Litte girl: Did you really drink from your mom's b**bs?!
Little bun: Yeah.
Little girl: [Nervous giggling, like she'd just learned some scandalous secret]
Little bun: [Casually] Maybe I still do. I don't like to use cups. [Returns to play, watching sidelong with sparkling eyes for Little girl's reaction]

Please, don't google me for all the wrong reasons.

Wednesday, July 11, 2007

I hope she doesn't mind. I just wanted to spotlight a really tender post at Holding Still.

I have these weird moments, too, every once in awhile. Ten years and I'm still sometimes surprised that I'm married and that there is no me that does not rely on him. More than six years and I'm still taken aback sometimes by my motherhood. Once last month I entirely forgot for a moment that I was more than thirty. I was in my backyard, listening to kids on the playground and I just, somehow, forgot.

But I'm also really struck in an entirely different way by the weird moments that dh and I no longer have: This time last year, Dr.Bloom asked if I ever thought in surprise "There's an Ethiopian on my lap!" and I had. But I don't. Yet I am sometimes surprised by our joy.

Monday, July 09, 2007

or this lazy?

A reality show at the playboy mansion is on, and I can't make myself turn it off.

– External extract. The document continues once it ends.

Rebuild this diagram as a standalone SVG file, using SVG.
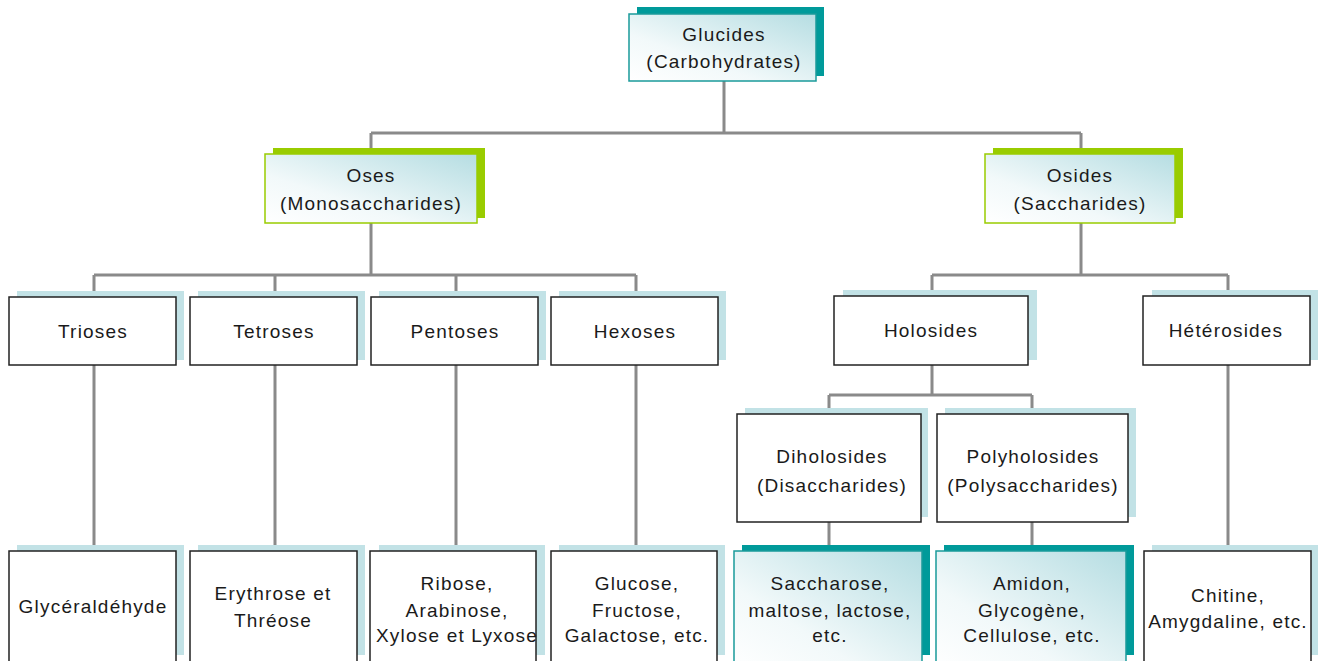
<svg xmlns="http://www.w3.org/2000/svg" width="1319" height="661" viewBox="0 0 1319 661">
<defs>
<linearGradient id="g" x1="0" y1="1" x2="1" y2="0">
<stop offset="0" stop-color="#ffffff"/>
<stop offset="0.35" stop-color="#f2f9fa"/>
<stop offset="1" stop-color="#b5dde2"/>
</linearGradient>
<style>
text{font-family:"Liberation Sans",Arial,sans-serif;font-size:19px;letter-spacing:1.2px;fill:#1a1a1a;text-anchor:middle}
.c{stroke:#8a8a8a;stroke-width:3;fill:none}
.sl{fill:#c2e2e6}
.st{fill:#009a9a}
.sg{fill:#99cc00}
.bb{fill:#fff;stroke:#222;stroke-width:1.5}
.bt{fill:url(#g);stroke:#1a9a9a;stroke-width:1.5}
.bg{fill:url(#g);stroke:#99cc00;stroke-width:1.5}
</style>
</defs>
<rect width="1319" height="661" fill="#fff"/>
<g id="connectors">
<path class="c" d="M724 81V133M371 133H1081M371 133V154M1081 133V154"/>
<path class="c" d="M371 223V275M94 275H636M94 275V297M275 275V297M456 275V297M636 275V297"/>
<path class="c" d="M94 365V551M275 365V551M456 365V551M636 365V551"/>
<path class="c" d="M1081 223V275M932 275H1228M932 275V296M1228 275V296"/>
<path class="c" d="M932 365V395M829 395H1032M829 395V414M1032 395V414"/>
<path class="c" d="M829 522V551M1032 522V551M1228 365V551"/>
</g>
<g id="glucides">
<rect class="st" x="637" y="7" width="187" height="69"/>
<rect class="bt" x="629" y="14" width="187" height="67"/>
<text x="724" y="41">Glucides</text>
<text x="724" y="68">(Carbohydrates)</text>
</g>
<g id="oses">
<rect class="sg" x="273" y="148" width="212" height="70"/>
<rect class="bg" x="265" y="154" width="212" height="69"/>
<text x="371" y="182">Oses</text>
<text x="371" y="210">(Monosaccharides)</text>
</g>
<g id="osides">
<rect class="sg" x="993" y="148" width="190" height="70"/>
<rect class="bg" x="985" y="154" width="190" height="69"/>
<text x="1080" y="182">Osides</text>
<text x="1080" y="210">(Saccharides)</text>
</g>
<g id="trioses">
<rect class="sl" x="17" y="291" width="167" height="69"/>
<rect class="bb" x="9" y="297" width="167" height="68"/>
<text x="93" y="338">Trioses</text>
</g>
<g id="tetroses">
<rect class="sl" x="198" y="291" width="167" height="69"/>
<rect class="bb" x="190" y="297" width="167" height="68"/>
<text x="274" y="338">Tetroses</text>
</g>
<g id="pentoses">
<rect class="sl" x="379" y="291" width="167" height="69"/>
<rect class="bb" x="371" y="297" width="167" height="68"/>
<text x="455" y="338">Pentoses</text>
</g>
<g id="hexoses">
<rect class="sl" x="559" y="291" width="167" height="69"/>
<rect class="bb" x="551" y="297" width="167" height="68"/>
<text x="635" y="338">Hexoses</text>
</g>
<g id="holosides">
<rect class="sl" x="843" y="290" width="194" height="70"/>
<rect class="bb" x="834" y="296" width="194" height="69"/>
<text x="931" y="337">Holosides</text>
</g>
<g id="heterosides">
<rect class="sl" x="1152" y="290" width="166" height="70"/>
<rect class="bb" x="1143" y="296" width="167" height="69"/>
<text x="1226" y="337">Hétérosides</text>
</g>
<g id="diholosides">
<rect class="sl" x="745" y="408" width="183" height="109"/>
<rect class="bb" x="737" y="414" width="184" height="108"/>
<text x="832" y="463">Diholosides</text>
<text x="832" y="492">(Disaccharides)</text>
</g>
<g id="polyholosides">
<rect class="sl" x="945" y="408" width="191" height="109"/>
<rect class="bb" x="937" y="414" width="191" height="108"/>
<text x="1033" y="463">Polyholosides</text>
<text x="1033" y="492">(Polysaccharides)</text>
</g>
<g id="glyceraldehyde">
<rect class="sl" x="17" y="545" width="167" height="110"/>
<rect class="bb" x="9" y="551" width="167" height="120"/>
<text x="93" y="613">Glycéraldéhyde</text>
</g>
<g id="erythrose">
<rect class="sl" x="198" y="545" width="167" height="110"/>
<rect class="bb" x="190" y="551" width="167" height="120"/>
<text x="273" y="600">Erythrose et</text>
<text x="273" y="627">Thréose</text>
</g>
<g id="ribose">
<rect class="sl" x="379" y="545" width="166" height="110"/>
<rect class="bb" x="370" y="551" width="166" height="120"/>
<text x="457" y="590">Ribose,</text>
<text x="457" y="617">Arabinose,</text>
<text x="457" y="642">Xylose et Lyxose</text>
</g>
<g id="glucose">
<rect class="sl" x="559" y="545" width="166" height="110"/>
<rect class="bb" x="551" y="551" width="166" height="120"/>
<text x="637" y="590">Glucose,</text>
<text x="637" y="617">Fructose,</text>
<text x="637" y="642">Galactose, etc.</text>
</g>
<g id="saccharose">
<rect class="st" x="742" y="545" width="188" height="110"/>
<rect class="bt" x="734" y="551" width="188" height="120"/>
<text x="830" y="590">Saccharose,</text>
<text x="830" y="617">maltose, lactose,</text>
<text x="830" y="642">etc.</text>
</g>
<g id="amidon">
<rect class="st" x="944" y="545" width="190" height="110"/>
<rect class="bt" x="936" y="551" width="190" height="120"/>
<text x="1032" y="590">Amidon,</text>
<text x="1032" y="617">Glycogène,</text>
<text x="1032" y="642">Cellulose, etc.</text>
</g>
<g id="chitine">
<rect class="sl" x="1152" y="545" width="166" height="110"/>
<rect class="bb" x="1144" y="551" width="167" height="120"/>
<text x="1228" y="602">Chitine,</text>
<text x="1228" y="628">Amygdaline, etc.</text>
</g>
</svg>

but have you been this tired?

I started to pour my cereal into my bowl, before I realized that the bowl was upside down.

Sunday, July 08, 2007

Delicioso!

I promised a review of Ratatouille last week, and just couldn't get to it. I still really can't, but I do want to give our quick take -- four thumbs up -- and the two caveats:

The first is that the plot hinges on a dna test, which if you read my s*x ed post below, you know wouldn't go by unnoticed by some. It isn't a spoiler (as the outcome is predictable from the very start) to say that one of the characters never knows his father's identity and bizarrely, his mother sends a letter regarding his paternity to someone else without having conveyed it to her son, just before she died.

(Not-quite-a-caveat, but if you catch that his mother is fine because she believed in the afterlife so she's good to go, and you found that moment weird and awkward, drop me a comment).

The second is that the first five minutes are filled with gunfire at rats who've invaded a home (fine) and the threat of gunfire between Parisian lovers who kiss instead (not so fine).

Otherwise, the movie is delicious, engaging with our current obsession with television chefs and cooking shows (there's a tv in my kitchen for goodness' sake) and American's underdeveloped palates (the Chef's good name is co-opted for frozen "ethnic" foods).

Better, it has turned my Little Bun into a Little Chef!